Once boarding is called, we stand in a queue which never seems to move. After our passports and boarding cards have been checked, we stand in another queue that doesn’t actually move for them to let us out of the building. Then we stand in a third queue waiting to climb the steps of the plane. It’s around this moment I begin to think I should have probably chosen some other path in life.

Returning, of course, is a slightly different matter. Italy is not Britain, the airport staff all seem cast by Fellini, and their don’t-worry-be-happy attitude seems to waft you through the formalities as though sped along on gliding Vespa wheels. There are pasta shops and coffee bars that feel quite authentic. Crema di café please, in a bigger glass! Two gelati alla nocciola!  Flight delay? No problem! Boarding card? Va bene, ciao!

But getting back to the UK, it all starts again. There’s the usual snaked and staggered queue, packed to bursting behind elasticated cordons. The passport gate takes your picture as you pass through and thoughtfully flashes it back to you so you can see how shagged out you look. Screens tell you all the forms of behaviour they’ll prosecute you for if you’re tempted, and snarl in boldface that ‘You like respect, so do we’ – announcements no other country I’ve ever visited feels compelled to display but which come at you like the great scowling face of British officialdom.

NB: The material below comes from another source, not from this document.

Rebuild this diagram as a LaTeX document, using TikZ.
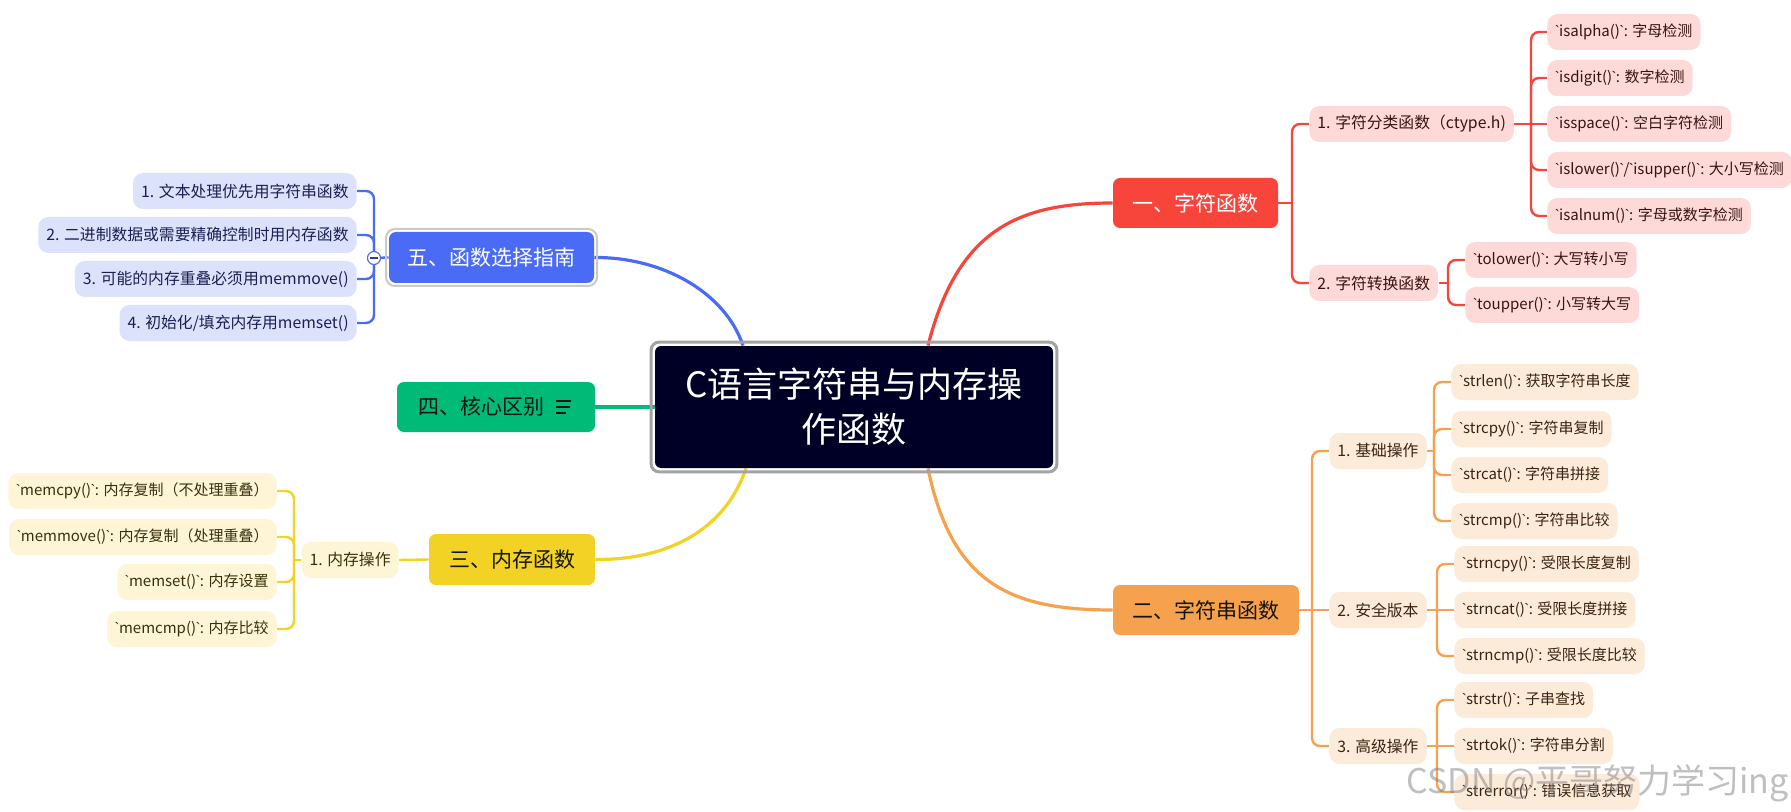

As for my coach home, it’s just left, and there isn’t another for an hour and a half. So I buy an egg sandwich. And a sultana and oat biscuit. And a flat white. I look at magazines I’m too tired to read, I stare at the menu images in Leon. I overhear a woman saying to her husband, ‘Our car is parked in Zone K.  K! That’s K for Ketamine.’

There must be better ways to do this. My new definition of having arrived in life is being able to stay at airport hotels without counting the pennies, but it remains several continents away. Sponsorship anyone? There’s little I won’t do to bypass the above, and as for changing my pen name to ‘Novotel’ or ‘Radisson Blu’, I am, if a mini-kettle’s involved, very much open to discussion.